Ce jugement peut déplaire. Il peut même être interprété comme “rageux” ou “jaloux”. Mais il a au moins le mérite d’être fondé sur des faits précis. Le texte de M. Anne est certes beau. Il écrit vachement bien. Mais je lui aurais tout de même donné un zéro pointé, car il ne convaincra que ceux qui, comme lui, se contentent de la forme au détriment du fond.
Cela dit, si M. Anne souhaite que certains d’entre nous répondent aux questions qu'il évoque, je ne peux répondre qu’en mon nom.
Où étions-nous lorsque l’Université de Dakar a été brûlée ? Nous avions parlé. Mieux : nous avions organisé une conversation à ce sujet, où nous avions invité des critiques honnêtes de Pastef, comme le professeur Hady Ba. Il y avait aussi d'autres collègues comme le professeur Yankhoba Seydi, des étudiants, et moi-même. Certains, comme Ba et Seydi, y avaient vu un acte de barbarie. Pour ma part, je l’ai lu comme un moment crucial de notre histoire. Que se passe-t-il dans la tête d’un étudiant qui brûle sa propre fac ? Je le vois comme un acte suicidaire profondément fanonien.
Et sur la justice, notamment le cas Mansour Faye ? Voici ce que j’écrivais ce matin sur Facebook :
“Certaines choses doivent être sacrées dans un État de droit, quel que soit le bord politique. Au Sénégal, nous avons cependant tendance à nous focaliser sur les anecdotes, au lieu des principes. Quand nous nous indignions de l’arrestation arbitraire de journalistes il y a un an, ce n’était pas pour les beaux yeux d’un tel ou d’un autre. Quand nous nous indignions que Sonko soit assigné à résidence, c’était parce que cela n’était pas légal.

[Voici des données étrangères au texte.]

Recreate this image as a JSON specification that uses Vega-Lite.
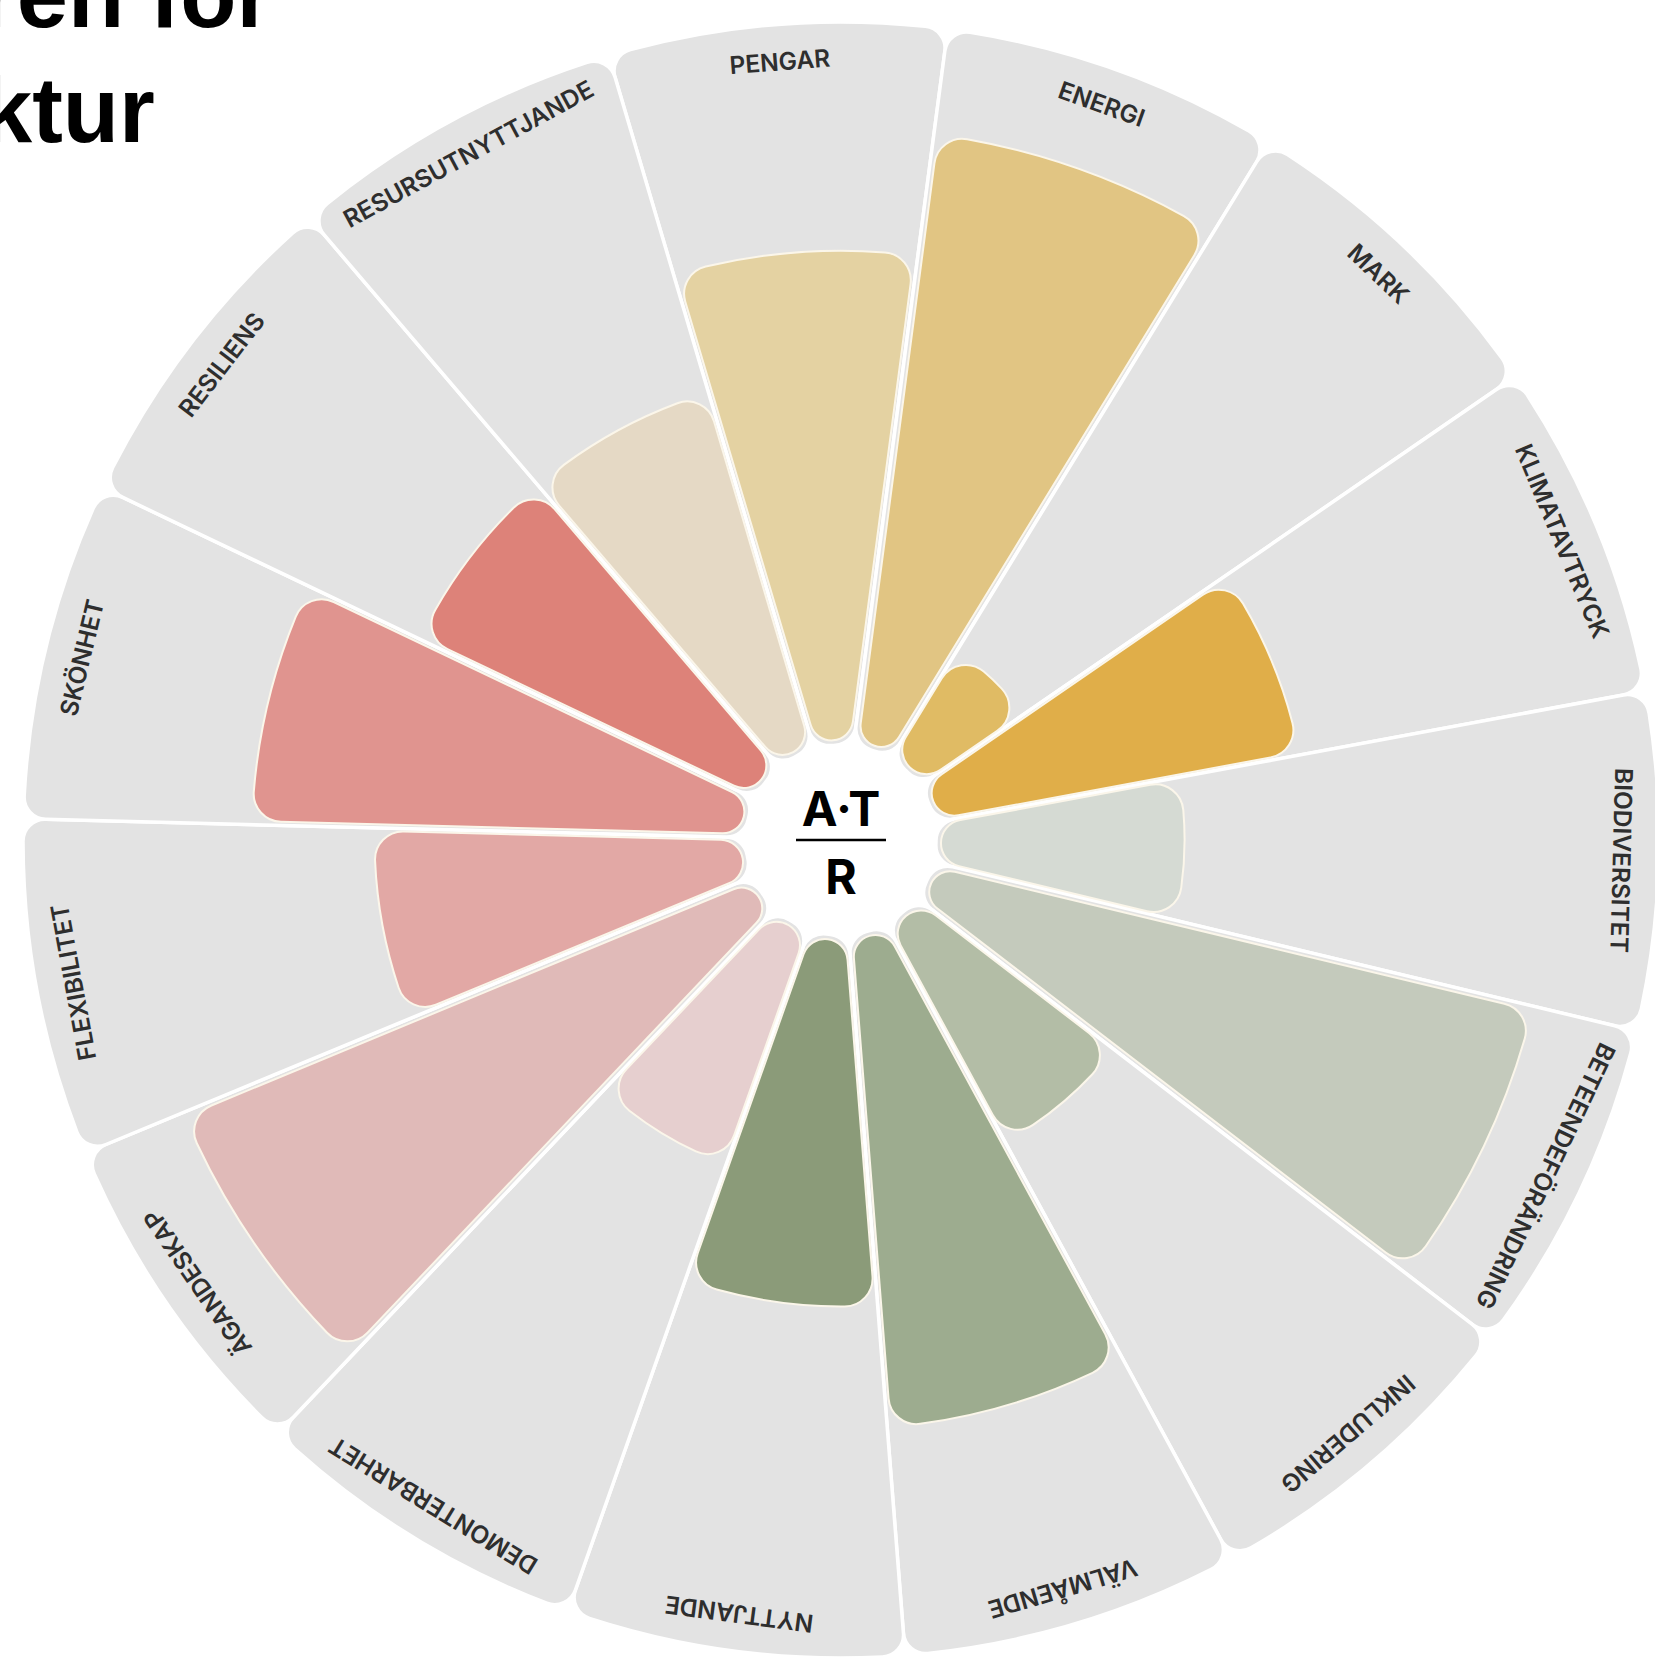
{
  "$schema": "https://vega.github.io/schema/vega-lite/v6.json",
  "autosize": {"type": "none"},
  "width": 1630,
  "height": 1640,
  "padding": {"left": 26, "top": 20, "right": 0, "bottom": 5},
  "background": "white",
  "title": {
    "text": ["ren för", "ktur"],
    "anchor": "start",
    "frame": "group",
    "orient": "top",
    "offset": 0,
    "dx": -45,
    "dy": 219,
    "font": "Liberation Sans",
    "fontSize": 92,
    "fontWeight": "bold",
    "color": "#000000",
    "lineHeight": 115,
    "baseline": "alphabetic"
  },
  "config": {"view": {"stroke": null}},
  "datasets": {
    "wheel": [
      {"cat": "PENGAR", "order": 1, "score": 4},
      {"cat": "ENERGI", "order": 2, "score": 5},
      {"cat": "MARK", "order": 3, "score": 1},
      {"cat": "KLIMATAVTRYCK", "order": 4, "score": 3},
      {"cat": "BIODIVERSITET", "order": 5, "score": 2},
      {"cat": "BETEENDEFÖRÄNDRING", "order": 6, "score": 5},
      {"cat": "INKLUDERING", "order": 7, "score": 2},
      {"cat": "VÄLMÅENDE", "order": 8, "score": 4},
      {"cat": "NYTTJANDE", "order": 9, "score": 3},
      {"cat": "DEMONTERBARHET", "order": 10, "score": 2},
      {"cat": "ÄGANDESKAP", "order": 11, "score": 5},
      {"cat": "FLEXIBILITET", "order": 12, "score": 3},
      {"cat": "SKÖNHET", "order": 13, "score": 4},
      {"cat": "RESILIENS", "order": 14, "score": 3},
      {"cat": "RESURSUTNYTTJANDE", "order": 15, "score": 3}
    ]
  },
  "layer": [
    {
      "data": {"name": "wheel"},
      "mark": {"type": "arc", "radius": 818, "radius2": 95, "cornerRadius": 22, "color": "#e3e3e3", "stroke": "#ffffff", "strokeWidth": 3.5},
      "encoding": {
        "theta": {"aggregate": "count", "type": "quantitative", "stack": true, "scale": {"domain": [0, 15], "range": [-0.288, 5.9952]}},
        "order": {"field": "order", "type": "quantitative"},
        "detail": {"field": "cat", "type": "nominal"}
      }
    },
    {
      "data": {"name": "wheel"},
      "transform": [
        {"aggregate": [{"op": "count", "as": "n"}], "groupby": ["cat", "order", "score"]},
        {"stack": "n", "groupby": [], "sort": [{"field": "order", "order": "ascending"}], "as": ["t0", "t1"]}
      ],
      "mark": {"type": "arc", "radius2": 100, "cornerRadius": 28, "padAngle": 0.012, "stroke": "#fbf6ea", "strokeWidth": 2},
      "encoding": {
        "theta": {"field": "t0", "type": "quantitative", "stack": null, "scale": {"domain": [0, 15], "range": [-0.288, 5.9952]}},
        "theta2": {"field": "t1"},
        "radius": {"field": "score", "type": "quantitative", "scale": {"type": "linear", "domain": [0, 5], "range": [98, 712], "zero": false}},
        "color": {
          "field": "cat", "type": "nominal", "legend": null,
          "scale": {
            "domain": ["PENGAR", "ENERGI", "MARK", "KLIMATAVTRYCK", "BIODIVERSITET", "BETEENDEFÖRÄNDRING", "INKLUDERING", "VÄLMÅENDE", "NYTTJANDE", "DEMONTERBARHET", "ÄGANDESKAP", "FLEXIBILITET", "SKÖNHET", "RESILIENS", "RESURSUTNYTTJANDE"],
            "range": ["#e4d2a2", "#e1c583", "#e0bb64", "#e0ae49", "#d5dad3", "#c4cabc", "#b3bda6", "#9dac8f", "#8b9b79", "#e6cfcf", "#e0bab8", "#e2a8a5", "#e0948f", "#dd8279", "#e5d9c5"]
          }
        }
      }
    },
    {
      "data": {"name": "wheel"},
      "mark": {"type": "text", "radius": 779, "font": "Inter", "fontWeight": 600, "fontSize": 24.5, "color": "#2e2e2e", "baseline": "middle", "align": "center"},
      "encoding": {
        "theta": {"aggregate": "count", "type": "quantitative", "stack": true, "scale": {"domain": [0, 15], "range": [-0.288, 5.9952]}},
        "order": {"field": "order", "type": "quantitative"},
        "detail": {"field": "cat", "type": "nominal"},
        "text": {"field": "cat", "type": "nominal"},
        "angle": {"field": "order", "type": "quantitative", "scale": {"domain": [1, 15], "range": [-4.5, 331.5]}}
      }
    },
    {
      "data": {"values": [{"t": "A·T"}]},
      "mark": {"type": "text", "font": "Inter", "fontWeight": "bold", "fontSize": 48, "color": "#000000", "baseline": "middle", "align": "center", "dy": -28},
      "encoding": {"text": {"field": "t", "type": "nominal"}}
    },
    {
      "data": {"values": [{"t": "R"}]},
      "mark": {"type": "text", "font": "Inter", "fontWeight": "bold", "fontSize": 48, "color": "#000000", "baseline": "middle", "align": "center", "dy": 40},
      "encoding": {"text": {"field": "t", "type": "nominal"}}
    },
    {
      "data": {"values": [{"t": "line"}]},
      "mark": {"type": "point", "shape": "M-1,-0.03H1V0.03H-1Z", "size": 8100, "filled": true, "color": "#000000", "opacity": 1, "strokeWidth": 0},
      "encoding": {}
    }
  ]
}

Aujourd’hui, je m’indigne tout autant que des journalistes soient arrêtés. Je m’indigne que Mansour Faye (pour qui je n’ai aucun respect, soit dit en passant), ou tout autre Sénégalais, soit interdit de quitter le territoire sans décision d’un juge. Aujourd’hui c’est lui, demain ce sera nous. La jurisprudence est un principe de droit. Sénégal rekk moo nu wara ñor.”
Les autres questions que vous évoquez sont importantes. Elles méritent d’être débattues. Mais faisons-le avec honnêteté. Et cessons d’utiliser des mots creux pour dire des âneries fondées sur… absolument rien.